Film

Cannes Report: Day 7

Melissa Anderson on day seven of the 64th Cannes Film Festival

Left: Oliver Hermanus, Skoonheid (Beauty), 2011, color film in 35 mm. Right: Aki Kaurismäki, Le Havre, 2011, color film in 35 mm, 93 minutes.

L’AFFAIRE DSK continues to dominate the news: The cover of today’s Libération features a grim-faced Strauss-Kahn gazing downward with the simple headline “K.O.”; the right-wing Nice-Matin also has a photo of the embattled IMF chief on its cover next to the words “En prison,” though more prominent placement is given to Brad Pitt and Angelina Jolie—“Le couple glamour du Festival”—on the red carpet.

Of course, sometimes the movies themselves remind the four thousand film journalists assembled here that topics weightier than Terrence Malick exist. Unspooling at 8:30 this morning, Aki Kaurismäki’s Competition title Le Havre, a droll yet compassionate look at the perils faced by illegal immigrants, has been one of the most warmly received films by the tetchy press corps so far. In the Finnish director’s second film set in France after La Vie de Bohème (1992), former artist Marcel (André Wilms), now working as a shoe shiner in the port town of the title, shelters and provides safe passage for Idrissa (Blondin Miguel), a young refugee from Gabon hoping to be reunited with his mother in London. Kaurismäki’s wry take on immigration—an especially thorny subject in France—moved one journo to talk back to the screen. When a character solicits the opinion of a Vietnamese friend of Marcel’s, he responds, “Hard to say, for I don’t exist”; one row behind me, I heard someone, thrilled to have his own views validated, proudly rejoinder, “Voilà.”

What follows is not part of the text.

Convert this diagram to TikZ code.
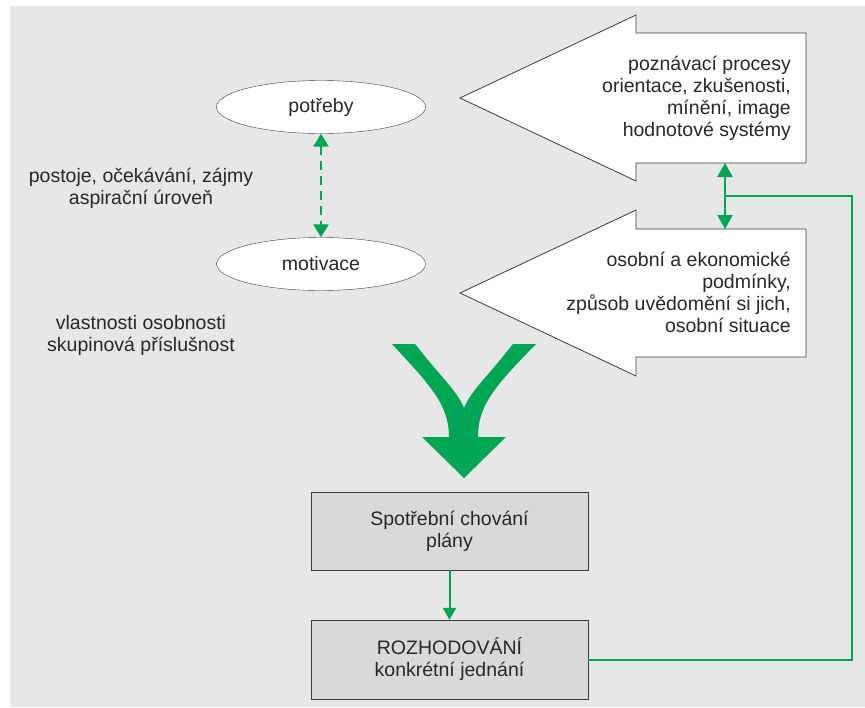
\documentclass[tikz,border=0pt]{standalone}
\usepackage{fontspec}
\setmainfont{Liberation Sans}
\usetikzlibrary{arrows.meta,shapes.geometric}
\definecolor{zelena}{RGB}{0,166,81}
\definecolor{pozadi}{RGB}{231,231,231}
\definecolor{ramecek}{RGB}{217,217,217}
\definecolor{obrys}{RGB}{60,60,60}
\definecolor{pismo}{RGB}{40,40,40}

\begin{document}
\begin{tikzpicture}[x=1pt, y=-1pt,
    every node/.style={font=\fontsize{19.5}{22}\selectfont, text=pismo, inner sep=0pt},
    elipsa/.style={draw=obrys, fill=white, ellipse, minimum width=209pt, minimum height=53pt},
    krabice/.style={draw=obrys, fill=ramecek, rectangle, minimum width=277pt, minimum height=78pt, align=center},
    sipka/.style={draw=obrys, fill=white, line width=0.8pt},
    spoj/.style={zelena, line width=2pt}]
        \useasboundingbox (0,0) rectangle (865,707);
        \fill[pozadi] (10,6) rectangle (865,707);

        % Big arrows
        \draw[sipka] (806,33) -- (636,33) -- (636,15) -- (460,98) -- (636,181) -- (636,163) -- (806,163) -- cycle;
        \draw[sipka] (806,229) -- (636,229) -- (636,210) -- (460,293) -- (636,376) -- (636,357) -- (806,357) -- cycle;
        \node[align=right, anchor=east] (poznani) at (791,98) {poznávací procesy\\orientace, zkušenosti,\\mínění, image\\hodnotové systémy};
        \node[align=right, anchor=east] (podminky) at (791,292) {osobní a ekonomické\\podmínky,\\způsob uvědomění si jich,\\osobní situace};
        \coordinate (horni) at (725,163);
        \coordinate (dolni) at (725,229);
        \coordinate (uzel) at (725,196);

        % Ellipses
        \node[elipsa] (potreby) at (321,107) {potřeby};
        \node[elipsa] (motivace) at (321,264) {motivace};
        \draw[spoj, line width=2.5pt, dash pattern=on 9pt off 6pt, {Triangle[width=15pt,length=13pt]}-{Triangle[width=15pt,length=13pt]}] (potreby) -- (motivace);
        \node[align=center] (postoje) at (141,188) {postoje, očekávání, zájmy\\aspirační úroveň};
        \node[align=center] (vlastnosti) at (141,335) {vlastnosti osobnosti\\skupinová příslušnost};

        % Green Y arrow
        \fill[zelena] (392,344) -- (415,344) .. controls (440,376) and (458,392) .. (464,408)
            .. controls (470,392) and (488,376) .. (513,344) -- (536,344)
            .. controls (495,386) and (478,405) .. (478,437) -- (506,437) -- (464,478) -- (422,437) -- (449,437)
            .. controls (449,405) and (431,386) .. (392,344) -- cycle;
        \draw[draw={rgb,255:red,20;green,150;blue,140}, line width=0.6pt] (457,409) rectangle (476,437);

        % Boxes
        \node[krabice] (spotreba) at (449.5,531) {Spotřební chování\\plány};
        \node[krabice, minimum height=79pt] (rozhodovani) at (449.5,659.5) {ROZHODOVÁNÍ\\konkrétní jednání};
        \draw[spoj, -{Triangle[width=13pt,length=12pt]}] (spotreba) -- (rozhodovani);

        % Feedback
        \draw[spoj, line width=2.5pt, {Triangle[width=15pt,length=14pt]}-{Triangle[width=15pt,length=14pt]}] (horni) -- (dolni);
        \draw[spoj] (rozhodovani.east) -- ++(264,0) |- (uzel);
    \end{tikzpicture}
\end{document}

My opinion was too aggressively sought out by an unknown publicist who grabbed my arm as I stumbled out of the Salle Debussy—my eyes adjusting, molelike, to the Côte d’Azur sun—after watching Oliver Hermanus’s Beauty, playing in Un Certain Regard. An overcooked, protracted tale of a married, self-loathing, dangerous top, the twenty-eight-year-old South African director’s sophomore effort is vying for the second “Queer Palm” (the inaugural award went to Gregg Araki’s Kaboom last year); the QP jury will, according to its translated press release, “watch all the movies dealing with the gay, lesbian, bi, trans, intersex, and queer topics and disturbing the genders’ established codes.” But the jury no longer has a lavender watering hole to host its awards ceremony: The legendary Cannes boîte Zanzibar, Europe’s oldest gay bar, closed earlier this year, torn down to make way for something less likely to disturb the genders’ established codes: an ice cream shop.